Logic would have it that the requirement to pursue justice should be directed toward the very same people who are supposed to apply justice in the courts. Some of our Sages suggested that this verse is not directed toward the judges, but rather to the litigants, whom it beseeches to find the best court they can for their hearing. But this instruction is, by its very nature, difficult to implement.

It is safe to assume that each party will want to claim that this-or-that court is the best. Other commentators posited that this verse is asking the judges to understand that there are different types of justice. One type is the justice that follows the letter of the law, following a “let the chips fall as they may” approach. The other type involves compromise and judging leniently, mainly when a judge understands that a strict application of the law would cause unreasonable harm to the other side.

I would like to take a closer look at an Hasidic idea that proposes an entirely novel way of interpreting this verse. A Hasidic sage named Rabbi Bunim of Pshischa is quoted with the following cutting remark: “Pursuing justice? With justice, and not with lies”.
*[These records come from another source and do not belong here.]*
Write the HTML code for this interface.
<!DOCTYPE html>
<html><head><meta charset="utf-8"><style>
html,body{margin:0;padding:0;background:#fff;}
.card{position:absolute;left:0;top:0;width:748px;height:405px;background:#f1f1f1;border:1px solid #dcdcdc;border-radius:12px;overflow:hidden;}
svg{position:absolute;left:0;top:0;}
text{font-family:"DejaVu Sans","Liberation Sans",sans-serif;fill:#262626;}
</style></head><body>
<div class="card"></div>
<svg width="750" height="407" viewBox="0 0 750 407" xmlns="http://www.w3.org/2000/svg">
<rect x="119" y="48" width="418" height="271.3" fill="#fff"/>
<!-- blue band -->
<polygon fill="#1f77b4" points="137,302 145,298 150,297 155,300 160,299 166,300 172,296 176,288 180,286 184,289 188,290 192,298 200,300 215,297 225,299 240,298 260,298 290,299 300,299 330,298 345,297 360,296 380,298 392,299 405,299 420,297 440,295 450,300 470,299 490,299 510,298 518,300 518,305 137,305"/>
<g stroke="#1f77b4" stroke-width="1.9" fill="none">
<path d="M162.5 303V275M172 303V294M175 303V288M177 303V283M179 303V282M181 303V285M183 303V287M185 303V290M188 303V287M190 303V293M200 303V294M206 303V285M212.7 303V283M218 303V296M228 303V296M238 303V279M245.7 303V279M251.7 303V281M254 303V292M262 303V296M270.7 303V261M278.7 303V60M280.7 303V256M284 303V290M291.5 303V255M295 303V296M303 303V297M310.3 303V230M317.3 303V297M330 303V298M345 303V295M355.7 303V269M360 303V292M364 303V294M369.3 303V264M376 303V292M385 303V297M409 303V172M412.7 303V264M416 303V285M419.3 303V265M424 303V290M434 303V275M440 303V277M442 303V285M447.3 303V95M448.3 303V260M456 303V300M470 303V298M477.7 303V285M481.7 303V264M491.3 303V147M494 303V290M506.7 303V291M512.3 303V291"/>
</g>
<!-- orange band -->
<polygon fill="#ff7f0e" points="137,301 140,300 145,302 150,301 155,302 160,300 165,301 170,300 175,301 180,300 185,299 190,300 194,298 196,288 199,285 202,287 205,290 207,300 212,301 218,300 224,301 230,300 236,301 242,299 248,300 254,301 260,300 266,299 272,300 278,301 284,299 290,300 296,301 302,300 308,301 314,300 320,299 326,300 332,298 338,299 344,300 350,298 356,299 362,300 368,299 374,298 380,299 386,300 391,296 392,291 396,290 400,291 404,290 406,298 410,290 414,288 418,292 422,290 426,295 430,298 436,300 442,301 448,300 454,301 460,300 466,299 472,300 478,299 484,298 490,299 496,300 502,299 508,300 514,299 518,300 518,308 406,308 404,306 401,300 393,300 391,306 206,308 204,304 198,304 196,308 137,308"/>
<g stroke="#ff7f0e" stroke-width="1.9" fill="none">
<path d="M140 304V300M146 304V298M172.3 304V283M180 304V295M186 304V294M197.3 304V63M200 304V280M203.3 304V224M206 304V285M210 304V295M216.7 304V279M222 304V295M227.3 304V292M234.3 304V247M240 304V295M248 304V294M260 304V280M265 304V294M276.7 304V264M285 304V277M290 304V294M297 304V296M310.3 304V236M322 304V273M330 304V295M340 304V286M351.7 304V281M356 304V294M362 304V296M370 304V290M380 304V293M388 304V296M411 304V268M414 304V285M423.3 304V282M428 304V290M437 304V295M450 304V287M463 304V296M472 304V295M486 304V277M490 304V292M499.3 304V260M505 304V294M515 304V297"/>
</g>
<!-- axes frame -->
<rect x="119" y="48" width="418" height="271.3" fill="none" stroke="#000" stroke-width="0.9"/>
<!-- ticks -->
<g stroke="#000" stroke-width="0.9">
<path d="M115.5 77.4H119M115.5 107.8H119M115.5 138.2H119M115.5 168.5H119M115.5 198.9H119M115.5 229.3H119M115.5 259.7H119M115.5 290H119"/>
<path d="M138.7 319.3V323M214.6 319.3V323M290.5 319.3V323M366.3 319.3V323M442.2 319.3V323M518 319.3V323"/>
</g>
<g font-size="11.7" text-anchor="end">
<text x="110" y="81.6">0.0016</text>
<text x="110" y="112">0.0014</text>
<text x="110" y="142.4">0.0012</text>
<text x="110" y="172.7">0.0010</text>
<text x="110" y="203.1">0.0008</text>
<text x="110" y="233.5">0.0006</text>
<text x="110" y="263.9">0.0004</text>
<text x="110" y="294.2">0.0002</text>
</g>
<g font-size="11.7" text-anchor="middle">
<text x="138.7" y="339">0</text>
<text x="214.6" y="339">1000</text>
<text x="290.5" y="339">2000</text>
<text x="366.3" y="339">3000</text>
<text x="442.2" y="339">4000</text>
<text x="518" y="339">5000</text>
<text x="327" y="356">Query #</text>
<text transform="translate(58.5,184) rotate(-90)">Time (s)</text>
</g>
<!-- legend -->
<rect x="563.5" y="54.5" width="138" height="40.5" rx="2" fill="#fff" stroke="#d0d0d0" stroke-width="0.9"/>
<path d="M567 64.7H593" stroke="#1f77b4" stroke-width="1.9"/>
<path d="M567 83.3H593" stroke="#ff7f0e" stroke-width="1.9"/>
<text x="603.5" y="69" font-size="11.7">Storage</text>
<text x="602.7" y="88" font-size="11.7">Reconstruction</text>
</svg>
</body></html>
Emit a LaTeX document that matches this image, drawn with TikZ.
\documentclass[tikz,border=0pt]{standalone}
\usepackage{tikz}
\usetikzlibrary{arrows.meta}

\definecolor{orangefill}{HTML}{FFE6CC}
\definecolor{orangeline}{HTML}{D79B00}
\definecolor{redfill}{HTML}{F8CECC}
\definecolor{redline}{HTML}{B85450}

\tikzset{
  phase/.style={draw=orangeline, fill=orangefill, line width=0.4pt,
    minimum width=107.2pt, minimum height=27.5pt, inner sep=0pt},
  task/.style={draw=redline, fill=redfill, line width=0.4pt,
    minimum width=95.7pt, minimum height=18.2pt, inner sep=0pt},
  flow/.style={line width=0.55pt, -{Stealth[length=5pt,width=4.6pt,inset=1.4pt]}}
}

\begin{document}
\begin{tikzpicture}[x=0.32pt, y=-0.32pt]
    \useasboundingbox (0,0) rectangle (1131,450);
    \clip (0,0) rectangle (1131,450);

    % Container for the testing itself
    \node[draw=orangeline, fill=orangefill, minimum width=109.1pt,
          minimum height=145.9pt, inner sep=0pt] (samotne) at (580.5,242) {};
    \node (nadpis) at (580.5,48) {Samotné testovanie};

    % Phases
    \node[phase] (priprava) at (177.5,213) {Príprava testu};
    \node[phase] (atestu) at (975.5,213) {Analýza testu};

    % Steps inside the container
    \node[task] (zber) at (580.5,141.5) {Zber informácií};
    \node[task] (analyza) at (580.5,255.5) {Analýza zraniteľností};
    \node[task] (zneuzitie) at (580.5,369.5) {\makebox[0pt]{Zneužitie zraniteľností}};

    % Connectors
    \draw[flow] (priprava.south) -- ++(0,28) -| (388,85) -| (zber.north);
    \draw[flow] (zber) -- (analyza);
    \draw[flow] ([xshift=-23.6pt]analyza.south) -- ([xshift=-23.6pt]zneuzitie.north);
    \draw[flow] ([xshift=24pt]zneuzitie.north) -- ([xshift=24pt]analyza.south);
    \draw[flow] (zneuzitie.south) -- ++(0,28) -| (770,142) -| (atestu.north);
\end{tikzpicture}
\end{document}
In other words, two people with opposing positions may be engaged in an argument, with each side maintaining that only they are correct. One side tries to raise various claims to bolster his or her argument, though the other side, like the judges and the general public, is unmoved by these allegations, until the first side presents conclusive evidence to support their case, and wins.

There is only one problem, though. The evidence itself is fabricated. It is not based on any factual truth, yet it manages to sway the judges or others hearing the case in one party’s favor, ultimately tipping the scales. The Torah tells us that we must pursue justice using justice, not falsehoods, and even if our intentions are good, that could never justify using false evidence.
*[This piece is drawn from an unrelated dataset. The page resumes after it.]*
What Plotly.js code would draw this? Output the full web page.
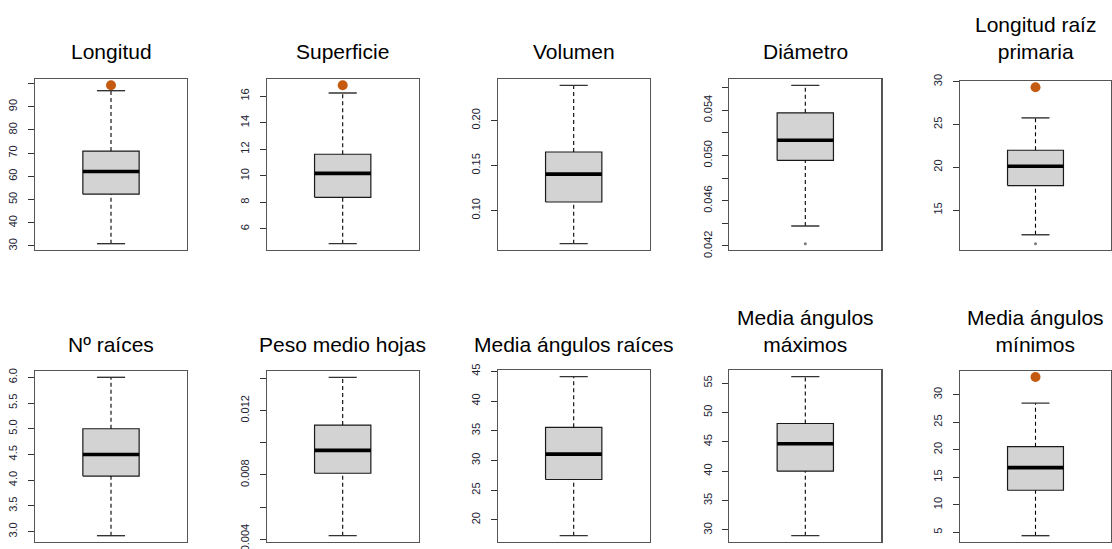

Rabbi Bunim also said that there are many commandments and prohibitions in the Torah, but the Torah never uses terms like “pursuit” or “distancing” in those cases. We are forbidden from eating non-Kosher food, but we aren’t commanded to distance ourselves from it. We may not lie, but the Torah doesn’t stop there – it tells us to “distance ourselves from falsehood”. Yet the Torah commands us to do all kinds of things, like respecting our parents, observing the Sabbath, and so on, but we aren’t commanded to “pursue” them.

When meting out justice, however, we are commanded to “pursue” it, as if to say that whatever we do, the truth should be our guiding light. We must never resort to using falsehood to achieve our goals, no matter how righteous those goals may be.

It is indeed rather tempting to make claims we know to be far removed from the truth in rabbinical or political discourse, but these types of statements garner support within certain communities. And despite the fact that they are nothing but utter falsehoods, people think that the holy and righteous end they are trying to achieve justifies the false and wayward means they use.

Thus the Torah cautions us to pursue justice – through justice, not through falsehoods. Hassidic literature tells us that the command to judge and use every precaution required of judges is not directed only at the judicial stem, which operates on behalf of the state.

Each of us is a judge. We all judge our families, society around us, and most of all, ourselves. Particularly during this time of the year, as we prepare to begin the month of Elul, the month of Selichot and mercy, we should keep in mind that we are all supposed to judge what goes out of our mouths, as well as what goes into them. This will help us understand the value of pursuing justice through justice. It will keep us true to ourselves, ensuring that we know that whatever we say or do must be said or done honestly and truthfully. “Justice, justice, shall you pursue”.